Jane Fonda e Justine triet
– Em seguida ao anúncio, o lado ativista de Triet aproveitou para, eufórica e com a Palma nas mãos, criticar duramente as políticas da previdência do tumultuado governo de Emanuel Macron e leu o seu pequeno, mas indignado discurso de agradecimento, sob fortes aplausos da plateia. Praticamente todos os canais de noticiários de TV da França, no fim de semana passado, reproduziram a fala emocionada de Triet.
– O grande premiado Anatomie d’une Chute reconta a história verídica de uma mulher, Sandra Voyter vivida pela brilhante atriz alemã Sandra Hüller. A protagonista é uma escritora que, depois do marido morrer caindo do telhado da casa em que a família vivia nos Alpes quando fazia uma obra, é acusada de assassinato e precisa provar sua inocência. O (bom) roteiro traz a versão do filho adolescente do casal, que é cego de um olho, única testemunha presente no momento do acidente dessa queda.
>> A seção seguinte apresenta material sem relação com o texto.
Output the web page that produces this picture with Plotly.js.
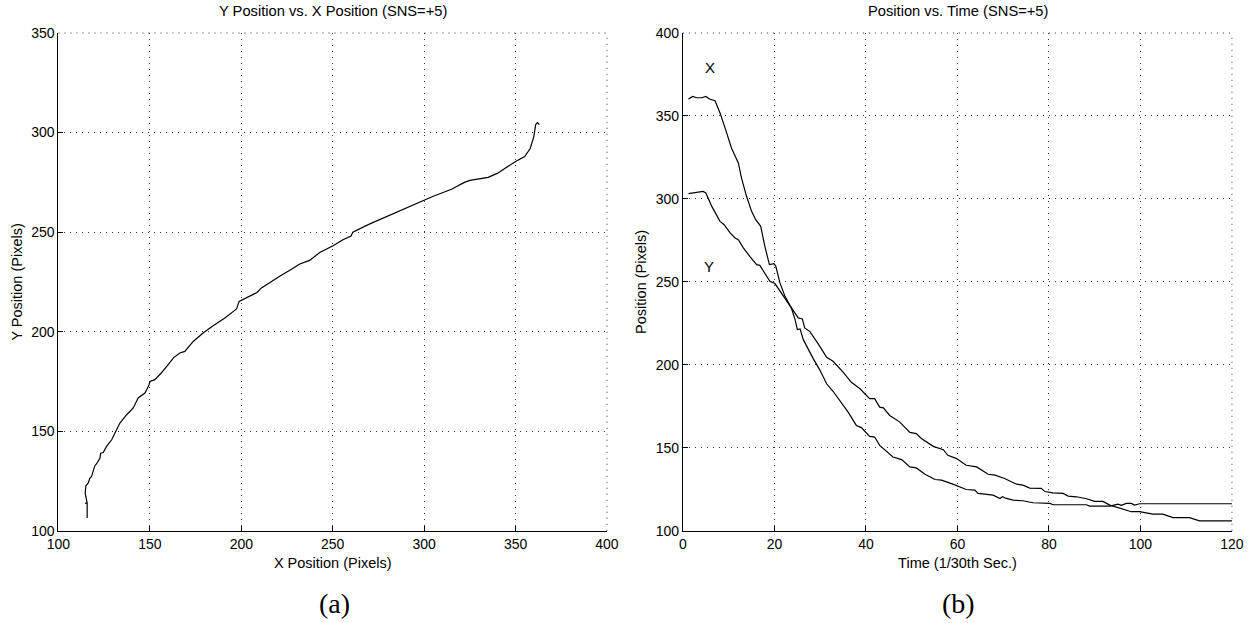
<!DOCTYPE html>
<html><head><meta charset="utf-8">
<script src="https://cdn.plot.ly/plotly-3.0.1.min.js"></script>
<style>html,body{margin:0;padding:0;background:#fff}#chart{width:1252px;height:623px}</style>
</head><body><div id="chart"></div><script>
// Left panel: Y position vs X position (pixels)
const pathX = [115.7,115.7,114.5,116,115.7,114.6,115,116.3,117.2,118.1,119,119.9,120.9,122.7,123.1,124.5,126.3,129.1,130.9,133.6,137.3,140.9,143.6,147.3,149.6,150,152.7,156,160,163,166.4,169.1,173.7,179.1,184.6,191,196.4,197.4,198.8,203.7,208.6,211,216.5,221,226.5,232,237.4,242.9,250.2,255.6,260,261,270,280,285,287,295,305,315,322,325,335,340,345,350,355,358,360,361,362,363];
const pathY = [106.4,113.9,113.9,113.9,113.9,118.9,122.6,124,126.5,127.3,130.7,132.7,133.7,136.5,139,139.3,142.4,145.7,149.1,154.1,158.3,161.7,166.7,169.2,173.4,175,175.9,179,183.5,187,189.3,190.1,195.1,199.3,203,206.9,210.7,211.4,215.2,217.4,219.7,222,225.3,227.8,230.8,234,235.8,239.8,243.2,246.2,248,250,254,258,260,261,264,268,271.5,275,276,277.5,279.5,282.5,285.5,288,292,298,304,305,304];

// Right panel: position vs time (1/30th sec.)
const timeX = [1.2,2.1,3.0,4.1,5.0,5.8,7.0,8.1,9.2,10.6,12.1,12.8,13.9,15.0,15.9,17.0,17.9,18.9,19.9,20.3,21.2,22.3,23.7,24.5,25.0,25.6,26.3,27.4,28.5,29.9,31.4,32.8,34.3,36.1,37.9,39.0,40.8,41.9,43.0,44.5,45.9,47.8,49.6,51.0,52.9,55.1,56.5,59.0,61.9,63.8,64.5,67.8,69.3,69.8,70.7,72.2,74.3,76.5,80.2,80.9,88.2,88.9,93.3,95.1,95.8,96.9,98.0,98.7,99.8,120];
const posX = [360.2,361.8,361,361,361.8,360.2,359.2,351.8,342.8,330.7,321.7,312.6,301.6,292.5,287.5,283.5,271.4,260.4,261,259.4,249.4,241.3,234.3,227.3,221.3,221.7,215.2,209.2,203.6,197,188.6,184.1,178.6,171.5,163.5,162.2,156.9,156.5,151.5,148.1,144.5,142.9,138.5,137.9,134.1,130.9,130.5,128.1,124.9,124.5,122.5,121.5,119.5,120.5,119.5,118.5,118.1,116.9,116.5,115.7,115.7,114.9,114.9,116.1,115.3,116.5,116.5,115.5,116.3,116.3];
const timeY = [1.2,2.2,3.6,4.4,5.0,6.3,8.1,9.0,10.3,11.4,12.1,13.2,14.6,16.1,16.8,17.9,19.0,20.1,21.9,23.7,25.2,26.1,26.6,27.7,29.6,31.4,32.8,35.0,36.8,38.7,40.8,41.9,43.0,43.8,45.2,47.4,49.6,51.0,52.1,54.7,56.9,57.9,59.8,61.9,64.2,66.7,68.2,70.3,72.9,74.3,75.8,78.3,79.1,80.9,83.1,84.2,86.0,88.2,90.0,91.8,93.3,95.5,98.0,99.8,100.9,102.7,104.9,107.1,110.7,112.9,120];
const posY = [303.2,303.6,304.6,304.6,303.6,295.5,286.5,284.5,279.5,276.5,275.5,270.5,265.4,260.4,260,255.4,250.4,249,241.3,234.3,228.3,227.7,222.3,220.2,212.5,204.6,202.2,195.6,189.5,185.6,179.6,179.6,174.5,174.1,169.5,165.5,159.3,158.6,155.6,150.9,148.9,145.5,143.5,139.5,138.5,134.1,133.5,131.5,128.1,127.5,125.7,125.6,123.7,122.9,122.5,120.9,120.5,119.3,117.7,117.7,115.5,113.5,111.5,111.5,111,110,110,107.9,107.9,106,106];

const leftTitle = 'Y Position vs. X Position (SNS=+5)';
const rightTitle = 'Position vs. Time (SNS=+5)';

const sans = 'Liberation Sans, Arial, sans-serif';
const serif = 'Liberation Serif, DejaVu Serif, serif';
const tickFont = {family: sans, size: 14, color: '#000'};
const gridDash = '1px,5px';
const gridColor = '#333';
const axisBase = {
  showline: true, linecolor: '#000', linewidth: 1, mirror: false,
  ticks: 'inside', ticklen: 5, tickcolor: '#000', tickwidth: 1,
  showgrid: true, gridcolor: gridColor, gridwidth: 1, griddash: gridDash,
  zeroline: false, tickfont: tickFont, fixedrange: true
};
const line = {color: '#000', width: 1.2};

const traces = [
  {x: pathX, y: pathY, type: 'scatter', mode: 'lines', line: line, xaxis: 'x', yaxis: 'y', hoverinfo: 'skip'},
  {x: timeX, y: posX, type: 'scatter', mode: 'lines', line: line, xaxis: 'x2', yaxis: 'y2', hoverinfo: 'skip'},
  {x: timeY, y: posY, type: 'scatter', mode: 'lines', line: line, xaxis: 'x2', yaxis: 'y2', hoverinfo: 'skip'}
];

function edgeLines(xa, ya) {
  const st = {color: gridColor, width: 1, dash: gridDash};
  return [
    {type: 'line', xref: xa + ' domain', yref: ya + ' domain', x0: 0, x1: 1, y0: 1, y1: 1, line: st, layer: 'below'},
    {type: 'line', xref: xa + ' domain', yref: ya + ' domain', x0: 1, x1: 1, y0: 0, y1: 1, line: st, layer: 'below'}
  ];
}

const yDom = [0.148, 0.947];
const titleFont = {family: sans, size: 14.5, color: '#000'};
const layout = {
  width: 1252, height: 623, showlegend: false,
  paper_bgcolor: '#fff', plot_bgcolor: '#fff',
  margin: {l: 0, r: 0, t: 0, b: 0},
  xaxis: Object.assign({}, axisBase, {domain: [0.0467, 0.4848], range: [100, 400], tick0: 100, dtick: 50, anchor: 'y',
    title: {text: 'X Position (Pixels)', font: titleFont, standoff: 7}}),
  yaxis: Object.assign({}, axisBase, {domain: yDom, range: [100, 350], tick0: 100, dtick: 50, anchor: 'x',
    title: {text: 'Y Position (Pixels)', font: titleFont, standoff: 5}}),
  xaxis2: Object.assign({}, axisBase, {domain: [0.5455, 0.984], range: [0, 120], tick0: 0, dtick: 20, anchor: 'y2',
    title: {text: 'Time (1/30th Sec.)', font: titleFont, standoff: 7}}),
  yaxis2: Object.assign({}, axisBase, {domain: yDom, range: [100, 400], tick0: 100, dtick: 50, anchor: 'x2',
    title: {text: 'Position (Pixels)', font: titleFont, standoff: 5}}),
  shapes: edgeLines('x', 'y').concat(edgeLines('x2', 'y2')),
  annotations: [
    {text: leftTitle, xref: 'paper', yref: 'paper', x: 0.2658, y: 0.982, showarrow: false, font: {family: sans, size: 14.7, color: '#000'}, xanchor: 'center', yanchor: 'middle'},
    {text: rightTitle, xref: 'paper', yref: 'paper', x: 0.7648, y: 0.982, showarrow: false, font: {family: sans, size: 14.7, color: '#000'}, xanchor: 'center', yanchor: 'middle'},
    {text: 'X', xref: 'x2', yref: 'y2', x: 5.9, y: 379.5, showarrow: false, font: {family: sans, size: 15, color: '#000'}, xanchor: 'center', yanchor: 'middle'},
    {text: 'Y', xref: 'x2', yref: 'y2', x: 5.7, y: 259.4, showarrow: false, font: {family: sans, size: 15, color: '#000'}, xanchor: 'center', yanchor: 'middle'},
    {text: '(a)', xref: 'paper', yref: 'paper', x: 0.2668, y: 0.031, showarrow: false, font: {family: serif, size: 28, color: '#000'}, xanchor: 'center', yanchor: 'middle'},
    {text: '(b)', xref: 'paper', yref: 'paper', x: 0.7652, y: 0.031, showarrow: false, font: {family: serif, size: 28, color: '#000'}, xanchor: 'center', yanchor: 'middle'}
  ]
};
Plotly.newPlot('chart', traces, layout, {displayModeBar: false, staticPlot: true});
</script></body></html>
– No seu discurso de vitória Triet também chamou a atenção para o importante fato de o cinema estar sob a influência da linguagem das séries de TV. ‘’ A França está passando por mudanças. O cinema que a gente faz já não é o mesmo do passado e está operando sob a influência das narrativas de séries. Mas tento retratar mulheres fortes que enfrentam as imposições da sociedade”.
– A excelente atriz alemã Sandra Hüller, 45 anos, de Anatomie d’une Chute, interpreta também uma nazista influente na sociedade, no aplaudido filme Zone of Interest, de Jonathan Glazer, baseado em romance do recém falecido escritor Martin Amis.
– O brasileiro A flor do Buriti, de Renée Nader Messora e João Salaviza, e produzido por Julia Alves e Ricardo Alves Jr., recebeu o Prix d’Ensemble (Melhor Equipe) da mostra Un Certain Regard. Em 2018, Renée e João apresentaram e fizeram sucesso no mesmo evento com o festejado Chuva é Cantoria na Aldeia dos Mortos, exibido nos cinemas brasileiros. Agora, A flor do Buriti foi ovacionado por mais de dez minutos em uma sessão emocionante. O doc trata da luta pela terra da comunidade indígena dos Krahôs e sua resistência na aldeia Pedra Branca, em Tocantins.
– Em L’été Dernier ( No último verão ) a atriz francesa Léa Drucker faz uma advogada que mantém um caso de amor com o seu enteado adolescente. O filme é de Catherine Breillat.
– Um dos prêmios mais surpreendentes foi a Palma de Melhor Atriz para a turca Merve Dizdar, jovem estrela de About Dry Grasses, do excelente diretor turco Nuri Bilge Ceylan – ele, Palma de Ouro em 2014 com o tocante e belo Winter Sleep já exibido aqui. O filme é aguardado por aqui com grande expectativa.
– É oportuno lembrar que a brilhante Justine Triet é a diretora também de A Batalha de Solferino, seu primeiro longa-metragem, uma comédia disponível no Brasil, na plataforma Filmicca. O filme foi indicado ao Prêmio César e escolhido como um dos melhores filmes de 2013 pelo Cahiers de Cinéma. A história dele é esta: no dia 6 de maio de 2012, segundo turno das eleições presidenciais na França, a jornalista Laetitia está saindo de casa atrasada para trabalhar na cobertura dos eventos na Rue de Solferino, sede do Partido Socialista, quando no mesmo momento Vincent, seu ex-marido, aparece um dia atrasado para visitar suas duas filhas.
– A paulista Lillah Halla, autora de Levante e ex-estudante de cinema em Havana, ganhou outro prêmio de peso, da crítica em Cannes, oferecido pela Fipresci.
– E foi ao saudoso som de Tina Turner, com The Best, que o Festival de Cannes estendeu seu tapete vermelho para o filme ganhador da Palma de Ouro de 2023, Anatomie d’Une Chute.
– O L’Oeil d’Or, premio de Melhor Documentário foi uma decisão de empate entre dois docs, um deles dirigido por uma realizadora tunisiana e a outra marroquina. Ambas denunciam a opressão contra as mulheres em uma África de ascendência islâmica. Asmae El Moudir, do Marrocos, foi laureada por Le Mère de Toutes Les Mensonges no qual recria uma passeata de 1981 e os segredos políticos que a cercam. E Kaouther Ben Hania, da Tunísia dirigiu Les Filles d’ Olfa retrata a história das duas filhas da protagonista que sumiram após um envolvimento com movimentos radicais. Doc híbrido que mistura ficção e realidade.